The benefit of retiming with scheduling to improve on the resource utilization
was investigated in [19]. An iterative-improvement probabilistic algorithm
similar to simulated annealing was developed in this work which applied transformations
like retiming, associativity and commutativity to improve the area of
the scheduled architecture. However, the issue of improving the throughput of
7
the scheduled architecture by supporting greater pipeline depth in the processing
elements via retiming was not addressed. Retiming with scheduling was also investigated
in [18] where a scheme to generate all possible schedules for any DFG
was proposed.

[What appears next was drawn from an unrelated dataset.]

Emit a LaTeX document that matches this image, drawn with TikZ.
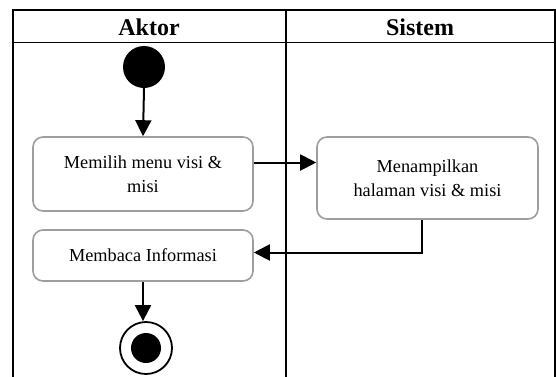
\documentclass[tikz,border=0pt]{standalone}
\usepackage{fontspec}
\setmainfont{Liberation Serif}
\usetikzlibrary{arrows.meta}
\begin{document}
\begin{tikzpicture}[x=1pt,y=-1pt,
  lane/.style={line width=1.8pt},
  lanetitle/.style={font=\fontsize{24}{28}\selectfont\bfseries},
  activity/.style={draw=black!38, line width=1.6pt, rounded corners=10pt,
    align=center, inner sep=4pt, font=\fontsize{18.3}{23.5}\selectfont},
  flow/.style={line width=2pt, -{Triangle[length=16pt,width=16pt]}},
  startnode/.style={circle, fill=black, minimum size=42pt, inner sep=0pt},
  endring/.style={circle, draw=black, line width=1.8pt, minimum size=52pt, inner sep=0pt},
  enddot/.style={circle, fill=black, minimum size=30pt, inner sep=0pt}]
\useasboundingbox (0,0) rectangle (556,376);
\fill[white] (0,0) rectangle (556,376);

% swimlane frame
\draw[lane] (12.7,380) -- (12.7,10) -- (555,10) -- (555,380);
\draw[lane] (12.7,42.5) -- (555,42.5);
\draw[lane] (286,10) -- (286,380);
\node[lanetitle] (hAktor) at (149,27) {Aktor};
\node[lanetitle] (hSistem) at (420,27) {Sistem};

% activities
\node[startnode] (start) at (144,67) {};
\node[activity, minimum width=220pt, minimum height=74pt] (pilih) at (143,174)
  {Memilih menu visi \&\\misi};
\node[activity, minimum width=221pt, minimum height=82pt] (tampil) at (427.5,178)
  {Menampilkan\\halaman visi \& misi};
\node[activity, minimum width=220pt, minimum height=51pt] (baca) at (143,255.5)
  {Membaca Informasi};
\node[endring] (stop) at (146,348) {};
\node[enddot] (stopdot) at (stop.center) {};

% control flow (yshift is measured upwards on the page)
\draw[flow] (start.south) -- (pilih.north);
\draw[flow] ([yshift=11.5pt]pilih.east) -- ([yshift=15.5pt]tampil.west);
\draw[flow] ([xshift=-6pt]tampil.south) |- ([yshift=3pt]baca.east);
\draw[flow] (baca.south) -- (baca.south |- stop.north);
\end{tikzpicture}
\end{document}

However, this scheme works only on strongly connected graphs
(a DFG where every node must be a part of a loop). It was also not clear in
this work as to how the most area- or throughput-efficient schedule was to be
extracted from the pool of solutions generated.
Retiming variables are unbounded in the integer space. Their inclusion in the
ILP model makes it practically impossible for the ILP to converge to a solution
for complex structures, when we attempt to minimize the area of the schedule.
In this work a new model has been developed for ILP scheduling which integrates
retiming without directly introducing the retiming variables in the ILP. Retiming
is done post scheduling using the Bellman-Ford shortest-path algorithm [8] which
has polynomial time-complexity. This ensures that the optimum schedule is found
without increasing CPU runtime excessively. We show that simultaneous retiming
of the original DFG along with scheduling produces better results in terms of area
and throughput when compared to the results in [17].